What a wonderful quirky story. I grew up in roughly the same time period, but we were a little closer to the forced integration of the big cities than the touchy-feely world of this novel.
Vanessa is a wonderful 8-year old character and her observations and experiences are a lot of fun. I wondered where "Mr. Posterior" was going to come into the story, and his appearance was a highlight!
I really enjoyed this book. While not a literary masterpiece, it reminds me of growing up and being in elementary school. How stupid stuff is so big and important in your mind. This book is like reading Tales of a Fourth Grade Nothing or Superfudge (both Judy Blume), but for adults (definitely don't want your kids to read this, unless your ready to have "the talk"! Nice respite from heavy, older, prose-y books :)

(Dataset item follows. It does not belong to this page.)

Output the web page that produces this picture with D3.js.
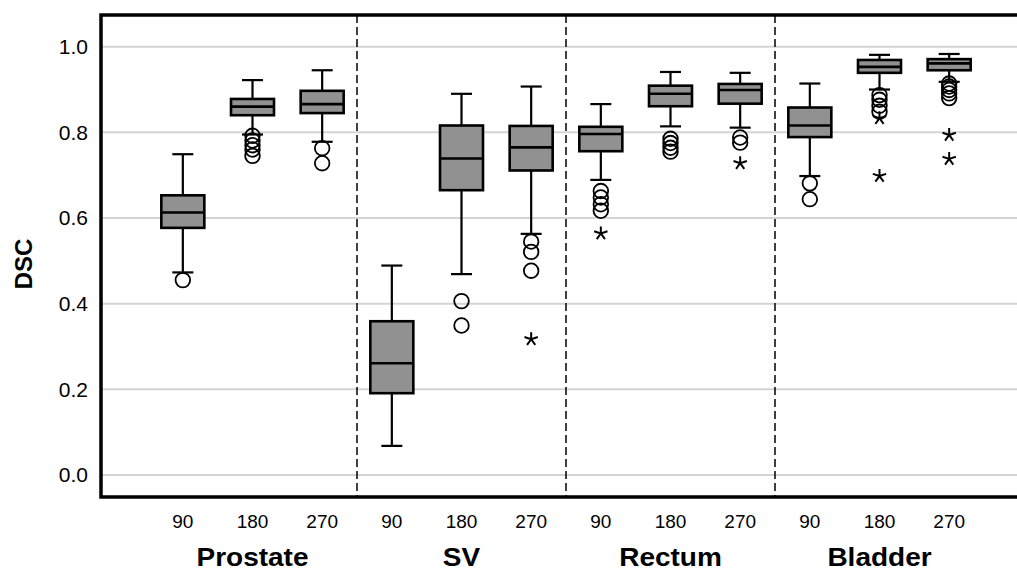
<!DOCTYPE html>
<html lang="en">
<head>
<meta charset="UTF-8">
<title>DSC box plots</title>
<script src="https://d3js.org/d3.v7.min.js"></script>
<style>
  * { margin: 0; padding: 0; }
  body { background: #fff; width: 1017px; height: 572px; overflow: hidden; }
  text { font-family: "Liberation Sans", Arial, sans-serif; fill: #000; }
  .grid line { stroke: #d4d4d4; stroke-width: 2; }
  .box { fill: #919191; stroke: #000; stroke-width: 2.6; }
  .whisker { stroke: #000; stroke-width: 2.2; }
  .outlier { fill: none; stroke: #000; stroke-width: 1.8; }
  .extreme { fill: none; stroke: #000; stroke-width: 2; }
</style>
</head>
<body>
<svg id="chart" width="1017" height="572"></svg>
<script>
// organs and time points
const groups = ["Prostate", "SV", "Rectum", "Bladder"];
const times = ["90", "180", "270"];
const yTicks = [0.0, 0.2, 0.4, 0.6, 0.8, 1.0];

// box statistics, ordered Prostate 90/180/270, SV ..., Rectum ..., Bladder ...
const whiskerLow  = [0.473, 0.795, 0.778, 0.068, 0.469, 0.563, 0.689, 0.814, 0.811, 0.698, 0.900, 0.918];
const q1          = [0.577, 0.840, 0.845, 0.191, 0.665, 0.711, 0.756, 0.861, 0.867, 0.789, 0.939, 0.945];
const median      = [0.613, 0.860, 0.866, 0.261, 0.739, 0.765, 0.796, 0.890, 0.899, 0.816, 0.953, 0.961];
const q3          = [0.653, 0.878, 0.897, 0.359, 0.816, 0.815, 0.813, 0.909, 0.913, 0.858, 0.969, 0.971];
const whiskerHigh = [0.749, 0.922, 0.945, 0.489, 0.890, 0.907, 0.866, 0.941, 0.939, 0.914, 0.981, 0.983];

// circles (outliers) and stars (extremes)
const outliers = [
  [0.455],
  [0.792, 0.781, 0.770, 0.760, 0.745],
  [0.763, 0.728],
  [],
  [0.406, 0.349],
  [0.545, 0.521, 0.477],
  [0.663, 0.648, 0.632, 0.617],
  [0.785, 0.775, 0.764, 0.755],
  [0.788, 0.776],
  [0.681, 0.644],
  [0.887, 0.876, 0.862, 0.848],
  [0.914, 0.907, 0.899, 0.891, 0.880]
];
const extremes = [
  [], [], [], [], [],
  [0.317],
  [0.564],
  [],
  [0.728],
  [],
  [0.833, 0.698],
  [0.794, 0.738]
];

const svg = d3.select("#chart");
const frame = { left: 101, top: 15, bottom: 497, right: 1030 };

const y = d3.scaleLinear().domain([0, 1]).range([475, 46.7]);
const xGroup = d3.scaleBand().domain(groups).range([148, 984]);
const xTime = d3.scalePoint().domain(times).range([0, xGroup.bandwidth()]).padding(0.5);

const items = [];
groups.forEach((g, gi) => times.forEach((t, ti) => {
  const i = gi * times.length + ti;
  items.push({
    g, t, cx: xGroup(g) + xTime(t),
    lo: whiskerLow[i], q1: q1[i], med: median[i], q3: q3[i], hi: whiskerHigh[i],
    out: outliers[i], ext: extremes[i]
  });
}));

// grid
svg.append("g").attr("class", "grid")
  .selectAll("line").data(yTicks).join("line")
  .attr("x1", frame.left).attr("x2", frame.right)
  .attr("y1", d => y(d)).attr("y2", d => y(d));

// dashed group separators
svg.append("g").selectAll("line").data(groups.slice(1)).join("line")
  .attr("x1", d => xGroup(d)).attr("x2", d => xGroup(d))
  .attr("y1", frame.top).attr("y2", frame.bottom)
  .attr("stroke", "#000").attr("stroke-width", 1.5)
  .attr("stroke-dasharray", "8,4");

const boxW = 43, capW = 21;
const star = (r) => {
  let p = "";
  for (let k = 0; k < 5; k++) {
    const a = (-90 + k * 72) * Math.PI / 180;
    p += `M0,0L${(r * Math.cos(a)).toFixed(2)},${(r * Math.sin(a)).toFixed(2)}`;
  }
  return p;
};

const bx = svg.append("g").selectAll("g").data(items).join("g");

// whiskers
bx.append("line").attr("class", "whisker")
  .attr("x1", d => d.cx).attr("x2", d => d.cx)
  .attr("y1", d => y(d.hi)).attr("y2", d => y(d.lo));
bx.append("line").attr("class", "whisker")
  .attr("x1", d => d.cx - capW / 2).attr("x2", d => d.cx + capW / 2)
  .attr("y1", d => y(d.hi)).attr("y2", d => y(d.hi));
bx.append("line").attr("class", "whisker")
  .attr("x1", d => d.cx - capW / 2).attr("x2", d => d.cx + capW / 2)
  .attr("y1", d => y(d.lo)).attr("y2", d => y(d.lo));

// boxes
bx.append("rect").attr("class", "box")
  .attr("x", d => d.cx - boxW / 2).attr("width", boxW)
  .attr("y", d => y(d.q3)).attr("height", d => y(d.q1) - y(d.q3));
bx.append("line").attr("stroke", "#000").attr("stroke-width", 2.6)
  .attr("x1", d => d.cx - boxW / 2).attr("x2", d => d.cx + boxW / 2)
  .attr("y1", d => y(d.med)).attr("y2", d => y(d.med));

// outliers
bx.each(function (d) {
  const g = d3.select(this);
  g.selectAll("circle").data(d.out).join("circle").attr("class", "outlier")
    .attr("cx", d.cx).attr("cy", v => y(v)).attr("r", 7.3);
  g.selectAll("path.extreme").data(d.ext).join("path").attr("class", "extreme")
    .attr("d", star(7))
    .attr("transform", v => `translate(${d.cx},${y(v)})`);
});

// frame (right side runs off the page)
svg.append("path")
  .attr("d", `M${frame.right},${frame.top}H${frame.left}V${frame.bottom}H${frame.right}`)
  .attr("fill", "none").attr("stroke", "#000").attr("stroke-width", 3.5);

// y tick labels
svg.append("g").selectAll("text").data(yTicks).join("text")
  .attr("x", 88).attr("y", d => y(d)).attr("dy", "0.35em")
  .attr("text-anchor", "end").attr("font-size", 21)
  .text(d => d.toFixed(1));

// x tick labels
svg.append("g").selectAll("text").data(items).join("text")
  .attr("x", d => d.cx).attr("y", 528)
  .attr("text-anchor", "middle").attr("font-size", 19)
  .text(d => d.t);

// group labels (slightly wide, like the original)
svg.append("g").selectAll("text").data(groups).join("text")
  .attr("transform", d => `translate(${xGroup(d) + xGroup.bandwidth() / 2},566) scale(1.12,1)`)
  .attr("text-anchor", "middle").attr("font-size", 25).attr("font-weight", "bold")
  .text(d => d);

// y axis title
svg.append("text")
  .attr("transform", "translate(32,264) rotate(-90)")
  .attr("text-anchor", "middle").attr("font-size", 24).attr("font-weight", "bold")
  .text("DSC");
</script>
</body>
</html>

Just plain weird. The whole time I was bracing myself for a weird/uncomfortable sexual encounter which (fortunately) never quite came.
Vanessa is a delightful main character, and her point of view is important. Everything else about the book, however, made me feel icky and weird for lack of a better explanation.
This book was a joy to read. It is by no means a literary masterpiece, but a wonderful light read. Told through the eyes of a child in a socially liberal household, it hints at the powers of perception. I laughed out loud more than once while reading this.
This was a GREAT first novel by Emily Jenkins. I found myself transported back to my own adolescence and couldn't believe how authentic the experiences were of the main character, Vanessa. This is a novel every woman, who was ever a little girl, should read. I devoured it!
This is a sweet, charming book that makes you laugh. It is a fairly quick and easy read that is ideal for vacation or a long road trip. It's amazingly light-hearted even when dealing with some heavy issues. A lot of fun!
I came across this in looking for other books by the author of "Toys Go Out". I laughed out loud when it came to Mister Posterior part. Vanessa is a funny, Clementine sort of character, but dealing with heavier issues than Clementine does.
This is a great book. I got rid of hundreds of books that piled up on my shelf, but not this one. Only kept about 10, because there are very few books I can re-read, but this is one of them. I hope she writes more adult books in the future.
This was such a strange book. Funny in some parts but so sexualized for a viewpoint of an eight year old, even for the 70s. I really began to wonder what the book was actually about once I finished it.
a really easy, engrossing read. the protagonist is a little girl who is sassy, precocious, misunderstood. it's a great story -- the childhood narration is so believable and smart.